By Paul Gable
Investors bilked out of over $1.1 billion are pursuing a class action lawsuit in federal court against Founders Group International, its associated LLC’s and principal owner Dan Liu.
The lead plaintiffs in the case are Xunhui Cheng, a citizen of the Peoples Republic of China, and Kelan Cai, a citizen of the United States.
Background for this lawsuit is provided below:
Liu, a native of the Peoples Republic of China, first appeared in 2014 buying up golf courses with apparently unlimited amounts of cash. At the time, Liu was hailed as a potential savior of the golf tourism industry in Horry County.
In the 2014-15 timeframe, Liu and his Founders Group International LLC acquired a total of 22 golf courses, various potential development properties and homes. It is estimated his total expenditure in the Grand Strand area was approximately $140 million.

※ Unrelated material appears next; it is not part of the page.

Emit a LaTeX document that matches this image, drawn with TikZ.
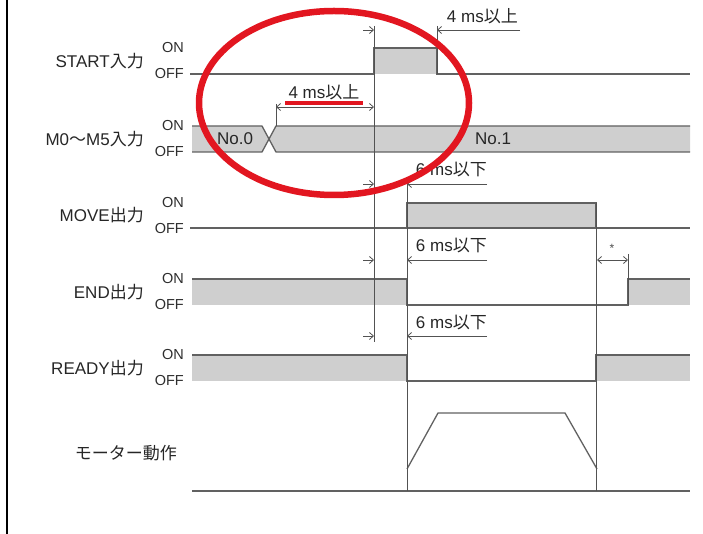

Liu’s wealth supposedly came from his ownership stake in Yiqian Funding, also marketed as “Easy Richness”, a peer to peer lending business in his native China.
By the time Liu staged his society style wedding at his newly acquired Pine Lakes Country Club clubhouse in April 2015, the event was hailed by local media as the Grand Strand’s “first major step into the overseas tourism market.”
But it was all a con.
Storm clouds began to block out this sunny picture in 2016 when Chinese police began raiding Yiqian Funding offices in China. The picture accompanying this article shows police carrying computers and records out of an “Easy Richness” office in China during one raid.
Liu’s principal partner in Yiqian Funding, Xiuli Xue, an attendee at the Liu wedding in Myrtle Beach, and 11 other high ranking associates in the Yiqian Funding organization were arrested in 2016, Xue in Hong Kong as she was attempting to leave the country.
All 12 were convicted at trial for an “illegal fundraising case” designated as a “Series of Yiqian Events.” by the Nanjing District Attorney for Jiangsu Province in China. They are currently serving prison sentences.
An arrest warrant was issued by the Nanjing District Attorney for Liu in 2016, but he remains a fugitive in the U.S., reportedly at the Grande Dunes home he has occupied since his wedding in 2015.
Since the arrests and convictions of his associates in China, Liu has consistently maintained the money used to purchase the Grand Strand properties came from his personal funds.
However, testimony and evidence presented at the criminal trial of Xue contradicts these claims.
According to evidence and testimony at the criminal trial, Liu, Xiuli Xue and Xiang Fei established a peer to peer financing business called Yiqian Funding in 2010. The business split into two divisions, Nanjing Yiqian and Jiangsu Yiqian, in 2013. Xue was in charge of Nanjing Yiqian, which was the fundraising half of Yiqian Funding. Liu was the managing partner of the entire operation and also managed Jiangsu Yiqian, which invested the funds raised by Xue’s division.
Yiqian Funding is described as a “Ponzi scheme” and “criminal enterprise” in the lawsuit complaint.
According to evidence and testimony in the Xue criminal trial, Liu transferred a large amount of funds from Jiangsu Yiqian overseas in 2014-15. That is the exact timeframe during which Liu was purchasing the golf courses and other properties along the Grand Strand.
According to trial records, Yiqian Funding raised a total of 18,567,856,400 Chinese Yuan (approximately $2,652,550,914 U.S.) from nearly 100,000 Chinese investors during its existence. Of that amount, 9,271,568,000 Yuan ($1,324,509,714 U.S.) could not be accounted for when Chinese authorities raided the Yiqian offices.
Prosecutor’s records show Liu and Xue repaid 1,822,916,100 Yuan of the missing amount in 2016. The remainder, the equivalent of $1,111,739,089 US Dollars, is still unaccounted for.
Among other claims, Cheng and Cai are seeking seizure of all property and other assets of Liu in the Grand Strand area as partial restitution for the money they lost by “investing” in Yiqian Funding.
(Ed. Note – A translated copy of the Xue trial record from the Nanjing District Attorney Office was used as source material for this article.)